### REQUIREMENTS
Everything from the line containing "Reproduce this diagram with TikZ." to the line containing "(labC) at (766,171)", both lines included, must be copied exactly; nothing else should be.

### GIVEN DATA
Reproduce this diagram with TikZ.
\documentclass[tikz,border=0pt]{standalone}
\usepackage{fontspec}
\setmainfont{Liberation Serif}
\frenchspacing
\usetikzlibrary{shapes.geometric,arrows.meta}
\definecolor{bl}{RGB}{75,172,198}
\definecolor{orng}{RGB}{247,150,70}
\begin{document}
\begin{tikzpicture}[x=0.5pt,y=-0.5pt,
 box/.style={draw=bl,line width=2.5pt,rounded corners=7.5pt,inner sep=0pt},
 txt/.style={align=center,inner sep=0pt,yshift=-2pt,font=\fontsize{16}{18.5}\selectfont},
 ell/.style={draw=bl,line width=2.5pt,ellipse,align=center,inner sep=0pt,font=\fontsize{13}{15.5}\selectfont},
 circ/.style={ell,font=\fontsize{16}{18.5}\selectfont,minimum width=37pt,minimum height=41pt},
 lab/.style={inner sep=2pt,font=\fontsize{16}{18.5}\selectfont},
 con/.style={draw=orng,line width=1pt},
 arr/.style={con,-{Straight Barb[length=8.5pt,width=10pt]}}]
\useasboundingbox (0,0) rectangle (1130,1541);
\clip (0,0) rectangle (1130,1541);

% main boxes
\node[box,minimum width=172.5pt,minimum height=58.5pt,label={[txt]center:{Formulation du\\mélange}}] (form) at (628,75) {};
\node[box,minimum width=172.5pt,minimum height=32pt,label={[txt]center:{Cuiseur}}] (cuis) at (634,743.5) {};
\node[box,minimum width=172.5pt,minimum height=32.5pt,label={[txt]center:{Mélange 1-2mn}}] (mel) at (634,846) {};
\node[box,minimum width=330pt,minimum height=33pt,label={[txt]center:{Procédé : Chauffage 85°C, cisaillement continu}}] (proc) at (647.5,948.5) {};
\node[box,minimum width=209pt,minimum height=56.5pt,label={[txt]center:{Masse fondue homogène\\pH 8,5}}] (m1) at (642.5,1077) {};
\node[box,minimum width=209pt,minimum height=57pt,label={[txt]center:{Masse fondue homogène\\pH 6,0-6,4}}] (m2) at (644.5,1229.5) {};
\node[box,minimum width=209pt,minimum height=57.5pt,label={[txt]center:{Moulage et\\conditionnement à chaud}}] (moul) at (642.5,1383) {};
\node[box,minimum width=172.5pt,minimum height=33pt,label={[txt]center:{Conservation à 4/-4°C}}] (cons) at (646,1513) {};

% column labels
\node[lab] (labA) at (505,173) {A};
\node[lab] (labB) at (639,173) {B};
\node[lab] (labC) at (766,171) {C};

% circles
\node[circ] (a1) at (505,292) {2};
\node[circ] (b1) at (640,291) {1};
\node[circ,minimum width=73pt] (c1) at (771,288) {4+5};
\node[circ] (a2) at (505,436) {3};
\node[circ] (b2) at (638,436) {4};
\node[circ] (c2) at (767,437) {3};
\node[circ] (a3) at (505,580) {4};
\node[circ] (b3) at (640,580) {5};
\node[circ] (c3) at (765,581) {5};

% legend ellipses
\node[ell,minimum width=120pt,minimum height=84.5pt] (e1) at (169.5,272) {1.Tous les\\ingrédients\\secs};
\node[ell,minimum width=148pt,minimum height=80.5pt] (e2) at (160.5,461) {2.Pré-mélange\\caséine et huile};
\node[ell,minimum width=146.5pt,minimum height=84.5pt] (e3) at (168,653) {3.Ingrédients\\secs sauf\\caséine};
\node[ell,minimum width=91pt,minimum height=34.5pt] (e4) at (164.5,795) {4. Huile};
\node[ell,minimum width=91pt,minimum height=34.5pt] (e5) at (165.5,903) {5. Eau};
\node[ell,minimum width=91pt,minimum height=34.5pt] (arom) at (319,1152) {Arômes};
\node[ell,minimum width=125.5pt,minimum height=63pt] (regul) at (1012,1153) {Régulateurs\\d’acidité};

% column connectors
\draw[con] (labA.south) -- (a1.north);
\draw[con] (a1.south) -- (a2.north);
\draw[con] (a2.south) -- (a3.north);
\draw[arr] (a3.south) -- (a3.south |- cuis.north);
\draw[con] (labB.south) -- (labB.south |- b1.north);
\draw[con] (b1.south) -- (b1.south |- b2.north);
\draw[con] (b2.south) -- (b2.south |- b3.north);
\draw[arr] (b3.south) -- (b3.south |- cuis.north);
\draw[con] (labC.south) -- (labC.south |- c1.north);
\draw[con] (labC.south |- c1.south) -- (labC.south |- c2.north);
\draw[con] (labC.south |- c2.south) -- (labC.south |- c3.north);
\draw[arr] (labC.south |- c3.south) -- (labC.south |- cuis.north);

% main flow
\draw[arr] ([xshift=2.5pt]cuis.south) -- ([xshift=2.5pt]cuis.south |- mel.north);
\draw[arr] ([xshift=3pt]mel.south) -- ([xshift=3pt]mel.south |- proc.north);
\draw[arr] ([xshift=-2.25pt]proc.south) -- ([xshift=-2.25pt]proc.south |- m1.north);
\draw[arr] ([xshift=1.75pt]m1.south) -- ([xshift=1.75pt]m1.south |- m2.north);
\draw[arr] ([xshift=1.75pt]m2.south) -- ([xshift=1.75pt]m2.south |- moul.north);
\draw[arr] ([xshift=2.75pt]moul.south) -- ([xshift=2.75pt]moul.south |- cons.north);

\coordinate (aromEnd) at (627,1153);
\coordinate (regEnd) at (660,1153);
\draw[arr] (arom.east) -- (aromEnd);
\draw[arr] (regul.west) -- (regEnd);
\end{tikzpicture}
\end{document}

==

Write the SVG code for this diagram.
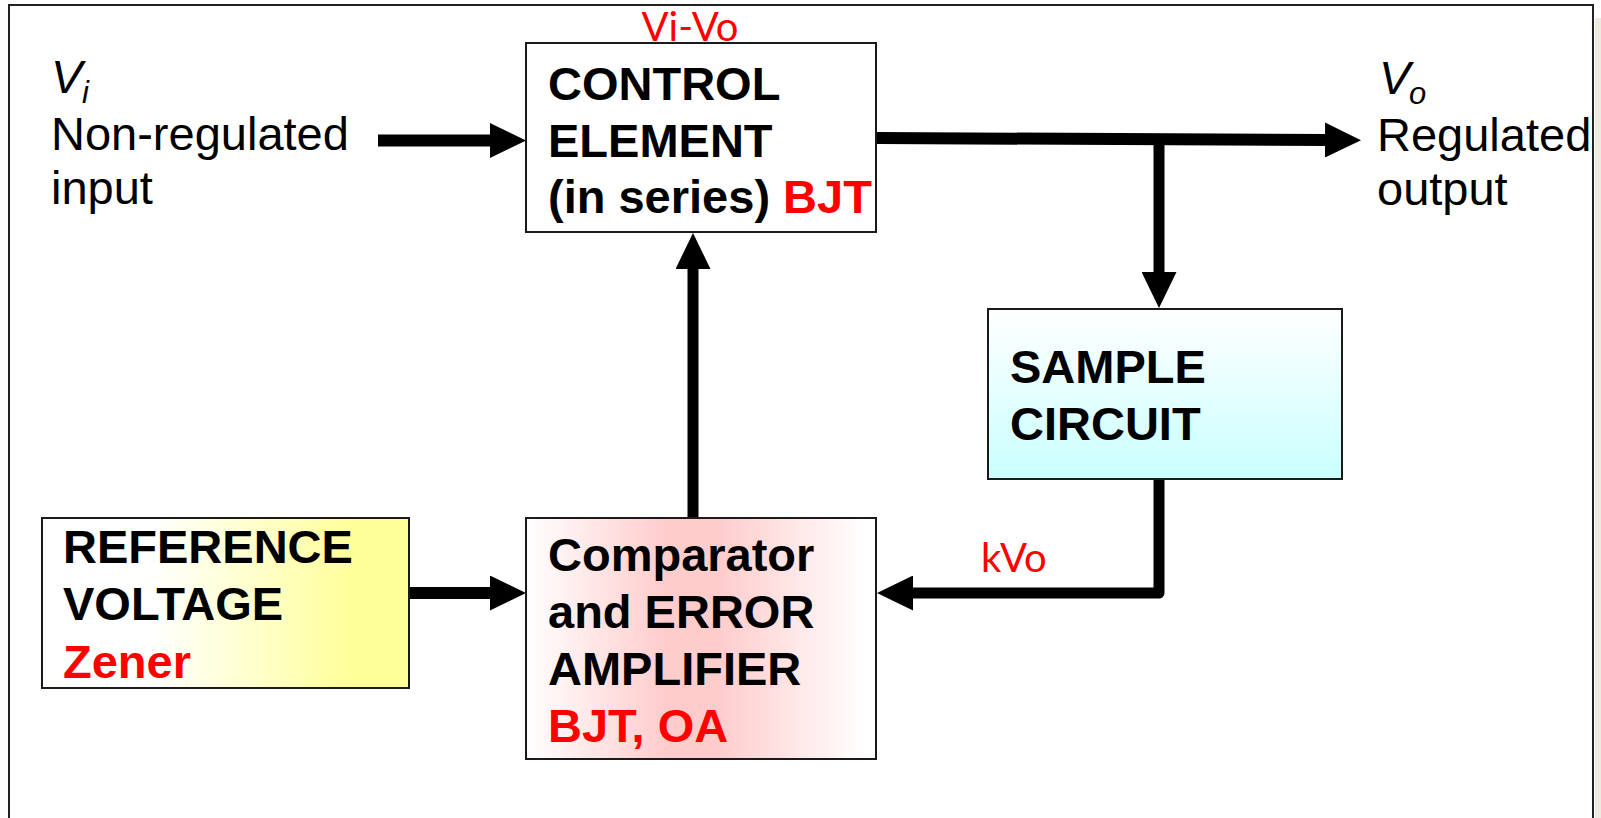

---

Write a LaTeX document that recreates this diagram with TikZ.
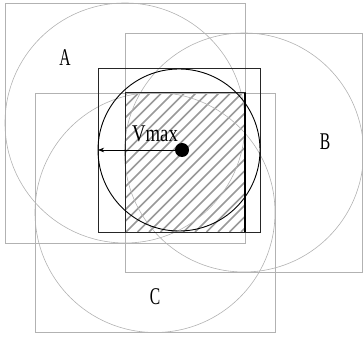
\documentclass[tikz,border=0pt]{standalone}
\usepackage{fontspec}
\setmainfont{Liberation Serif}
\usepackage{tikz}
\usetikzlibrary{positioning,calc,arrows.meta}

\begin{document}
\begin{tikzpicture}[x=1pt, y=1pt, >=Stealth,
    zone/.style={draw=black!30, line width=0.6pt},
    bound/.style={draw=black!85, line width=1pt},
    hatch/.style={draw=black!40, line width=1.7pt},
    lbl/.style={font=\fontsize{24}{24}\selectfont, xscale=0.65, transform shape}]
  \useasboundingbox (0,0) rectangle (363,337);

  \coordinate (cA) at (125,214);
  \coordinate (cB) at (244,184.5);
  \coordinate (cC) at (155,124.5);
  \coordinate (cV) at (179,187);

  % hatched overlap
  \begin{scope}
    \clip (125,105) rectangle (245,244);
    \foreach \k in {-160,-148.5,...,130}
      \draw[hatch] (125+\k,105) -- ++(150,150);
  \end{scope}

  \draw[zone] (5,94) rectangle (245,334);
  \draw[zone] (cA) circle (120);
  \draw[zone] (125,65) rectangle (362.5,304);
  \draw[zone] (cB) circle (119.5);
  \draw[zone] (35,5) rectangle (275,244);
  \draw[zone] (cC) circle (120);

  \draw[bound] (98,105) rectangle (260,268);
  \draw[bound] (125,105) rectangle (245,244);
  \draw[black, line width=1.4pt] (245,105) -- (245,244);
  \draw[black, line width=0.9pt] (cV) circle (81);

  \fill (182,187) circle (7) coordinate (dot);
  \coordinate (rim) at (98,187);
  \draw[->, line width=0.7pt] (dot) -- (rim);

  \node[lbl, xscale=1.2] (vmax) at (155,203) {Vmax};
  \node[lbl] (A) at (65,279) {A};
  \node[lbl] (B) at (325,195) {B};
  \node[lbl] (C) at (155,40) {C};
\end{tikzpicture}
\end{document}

### ANSWER BELOW
Reproduce this diagram with TikZ.
\documentclass[tikz,border=0pt]{standalone}
\usepackage{fontspec}
\setmainfont{Liberation Serif}
\frenchspacing
\usetikzlibrary{shapes.geometric,arrows.meta}
\definecolor{bl}{RGB}{75,172,198}
\definecolor{orng}{RGB}{247,150,70}
\begin{document}
\begin{tikzpicture}[x=0.5pt,y=-0.5pt,
 box/.style={draw=bl,line width=2.5pt,rounded corners=7.5pt,inner sep=0pt},
 txt/.style={align=center,inner sep=0pt,yshift=-2pt,font=\fontsize{16}{18.5}\selectfont},
 ell/.style={draw=bl,line width=2.5pt,ellipse,align=center,inner sep=0pt,font=\fontsize{13}{15.5}\selectfont},
 circ/.style={ell,font=\fontsize{16}{18.5}\selectfont,minimum width=37pt,minimum height=41pt},
 lab/.style={inner sep=2pt,font=\fontsize{16}{18.5}\selectfont},
 con/.style={draw=orng,line width=1pt},
 arr/.style={con,-{Straight Barb[length=8.5pt,width=10pt]}}]
\useasboundingbox (0,0) rectangle (1130,1541);
\clip (0,0) rectangle (1130,1541);

% main boxes
\node[box,minimum width=172.5pt,minimum height=58.5pt,label={[txt]center:{Formulation du\\mélange}}] (form) at (628,75) {};
\node[box,minimum width=172.5pt,minimum height=32pt,label={[txt]center:{Cuiseur}}] (cuis) at (634,743.5) {};
\node[box,minimum width=172.5pt,minimum height=32.5pt,label={[txt]center:{Mélange 1-2mn}}] (mel) at (634,846) {};
\node[box,minimum width=330pt,minimum height=33pt,label={[txt]center:{Procédé : Chauffage 85°C, cisaillement continu}}] (proc) at (647.5,948.5) {};
\node[box,minimum width=209pt,minimum height=56.5pt,label={[txt]center:{Masse fondue homogène\\pH 8,5}}] (m1) at (642.5,1077) {};
\node[box,minimum width=209pt,minimum height=57pt,label={[txt]center:{Masse fondue homogène\\pH 6,0-6,4}}] (m2) at (644.5,1229.5) {};
\node[box,minimum width=209pt,minimum height=57.5pt,label={[txt]center:{Moulage et\\conditionnement à chaud}}] (moul) at (642.5,1383) {};
\node[box,minimum width=172.5pt,minimum height=33pt,label={[txt]center:{Conservation à 4/-4°C}}] (cons) at (646,1513) {};

% column labels
\node[lab] (labA) at (505,173) {A};
\node[lab] (labB) at (639,173) {B};
\node[lab] (labC) at (766,171) {C};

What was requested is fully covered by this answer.